Mayor of London Sadiq Khan accused ministers of ‘throwing red meat’ to people concerned about migration.
Mr Khan told Times Radio: ‘My concern is what the Government’s doing today is sort of throwing some red meat to people who are concerned about migration and not addressing the core issue we’ve had over the last 11 months, 40,000 people crossing the Channel in little boats.
‘So this tough rhetoric clearly isn’t working by itself.
‘You’ve got to have close relations with France, colleagues in the European Union, with countries in North Africa, you’ve got to deal at source with those people who are, playing on the misery of asylum seekers and refugees in relation to charging them a fortune.’
Rishi Sunak told journalists travelling with him to Indonesia for the G20 summit that he was ‘pleased’ to be signing the deal with France
Mr Jenrick has vowed to put a stop to ‘Hotel Britain’ which has seen taxpayers fork out £6.8million a day to put migrants in ‘unsuitable’ accommodation.
‘Hotel Britain must end, and be replaced with simple, functional accommodation that does not create an additional pull factor,’ Mr Jenrick wrote in The Sunday Telegraph.
He added: ‘Accommodating these record numbers is extremely challenging, and a chronic shortage of acceptable accommodation has forced the Government to procure expensive, and frequently unsuitable, hotels at an unacceptable cost to the taxpayer.
‘Human decency has to be accompanied by hard-headed common sense: illegal immigrants are not entitled to luxury hotels.’
The Government’s crackdown came after the provisional total number of migrants who arrived in Britain on small boats this year hit 40,885 – with more expected yesterday.
Thousands have now been waiting for over a year for their asylum applications to be processed. Shockingly, 725 people, including 155 children, have been waiting for more than five years, the Refugee Council charity said.

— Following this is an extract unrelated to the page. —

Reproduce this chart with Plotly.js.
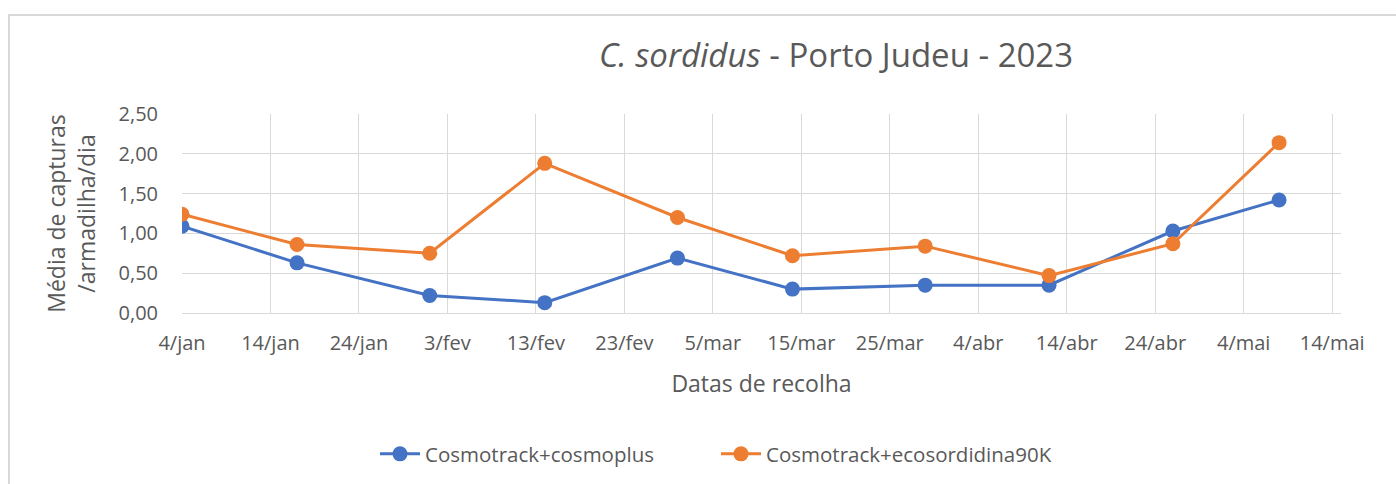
<!DOCTYPE html>
<html>
<head>
<meta charset="utf-8">
<script src="https://cdn.plot.ly/plotly-3.0.1.min.js"></script>
<style>
  html, body { margin: 0; padding: 0; width: 1396px; height: 484px; overflow: hidden; background: #fff; }
  #chart { position: absolute; left: 0; top: 0; width: 1396px; height: 484px; }
  #frame { position: absolute; left: 8px; top: 14px; width: 1400px; height: 500px; border: 2px solid #d9d9d9; pointer-events: none; }
</style>
</head>
<body>
<div id="chart"></div>
<div id="frame"></div>
<script>
// Collection dates
const dates = ['2023-01-04','2023-01-17','2023-02-01','2023-02-14','2023-03-01',
               '2023-03-14','2023-03-29','2023-04-12','2023-04-26','2023-05-08'];
// Series values (média de capturas / armadilha / dia)
const cosmoplus = [1.09, 0.63, 0.22, 0.13, 0.69, 0.30, 0.35, 0.35, 1.03, 1.42];
const ecosordidina = [1.24, 0.86, 0.75, 1.88, 1.20, 0.72, 0.84, 0.47, 0.87, 2.14];
// Series names
const seriesNames = ['Cosmotrack+cosmoplus', 'Cosmotrack+ecosordidina90K'];
// X tick positions and labels
const tickDates = ['2023-01-04','2023-01-14','2023-01-24','2023-02-03','2023-02-13','2023-02-23',
                   '2023-03-05','2023-03-15','2023-03-25','2023-04-04','2023-04-14','2023-04-24',
                   '2023-05-04','2023-05-14'];
const tickLabels = ['4/jan','14/jan','24/jan','3/fev','13/fev','23/fev','5/mar','15/mar',
                    '25/mar','4/abr','14/abr','24/abr','4/mai','14/mai'];

const FONT = 'Open Sans, Noto Sans, sans-serif';
const GREY = '#595959';

const traces = [
  { x: dates, y: cosmoplus, name: seriesNames[0], type: 'scatter', mode: 'lines+markers',
    legend: 'legend',
    line: { color: '#4472C4', width: 3 }, marker: { color: '#4472C4', size: 15 } },
  { x: dates, y: ecosordidina, name: seriesNames[1], type: 'scatter', mode: 'lines+markers',
    legend: 'legend2',
    line: { color: '#ED7D31', width: 3 }, marker: { color: '#ED7D31', size: 15 } }
];

const legendBase = {
  orientation: 'h', xref: 'container', xanchor: 'left',
  y: 1 - 454 / 484, yref: 'container', yanchor: 'middle',
  font: { family: FONT, size: 20.5, color: GREY },
  itemwidth: 40, bgcolor: 'rgba(0,0,0,0)'
};

const layout = {
  width: 1396, height: 484,
  margin: { l: 182, r: 55, t: 114, b: 171, pad: 0 },
  paper_bgcolor: 'rgba(0,0,0,0)', plot_bgcolor: 'rgba(0,0,0,0)',
  separators: ', ',
  font: { family: FONT, color: GREY, size: 20 },
  title: {
    text: '<i>C. sordidus</i> - Porto Judeu - 2023',
    font: { family: FONT, size: 33, color: GREY },
    x: 836 / 1396, xref: 'container', xanchor: 'center',
    y: 1 - 55 / 484, yref: 'container', yanchor: 'middle'
  },
  xaxis: {
    type: 'date',
    range: ['2023-01-04', '2023-05-15'],
    tickmode: 'array', tickvals: tickDates, ticktext: tickLabels,
    showgrid: true, gridcolor: '#d9d9d9', gridwidth: 1,
    showline: true, linecolor: '#d9d9d9', linewidth: 1,
    ticks: '', ticklabelstandoff: 12,
    tickfont: { family: FONT, size: 20, color: GREY },
    zeroline: false,
    title: { text: 'Datas de recolha', font: { family: FONT, size: 23, color: GREY }, standoff: 20 }
  },
  yaxis: {
    range: [0, 2.5], dtick: 0.5, tickformat: '.2f',
    showgrid: true, gridcolor: '#d9d9d9', gridwidth: 1,
    showline: false, zeroline: false,
    ticks: '', ticklabelstandoff: 23,
    tickfont: { family: FONT, size: 20, color: GREY },
    title: { text: 'Média de capturas<br>/armadilha/dia', font: { family: FONT, size: 23, color: GREY }, standoff: 16 }
  },
  showlegend: true,
  legend: Object.assign({}, legendBase, { x: 375 / 1396 }),
  legend2: Object.assign({}, legendBase, { x: 716 / 1396 })
};

Plotly.newPlot('chart', traces, layout, { displayModeBar: false, staticPlot: true });
</script>
</body>
</html>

A Home Office spokesman said the system was under ‘incredible pressure’, adding: ‘We are doing everything we can to address this issue. We have increased the number of caseworkers by 80 per cent to more than 1,000, and a successful pilot scheme has seen the average number of asylum claims processed by caseworkers double. We are now rolling this out across the country.’
The spokesman also said applications from children were being prioritised ‘where possible’.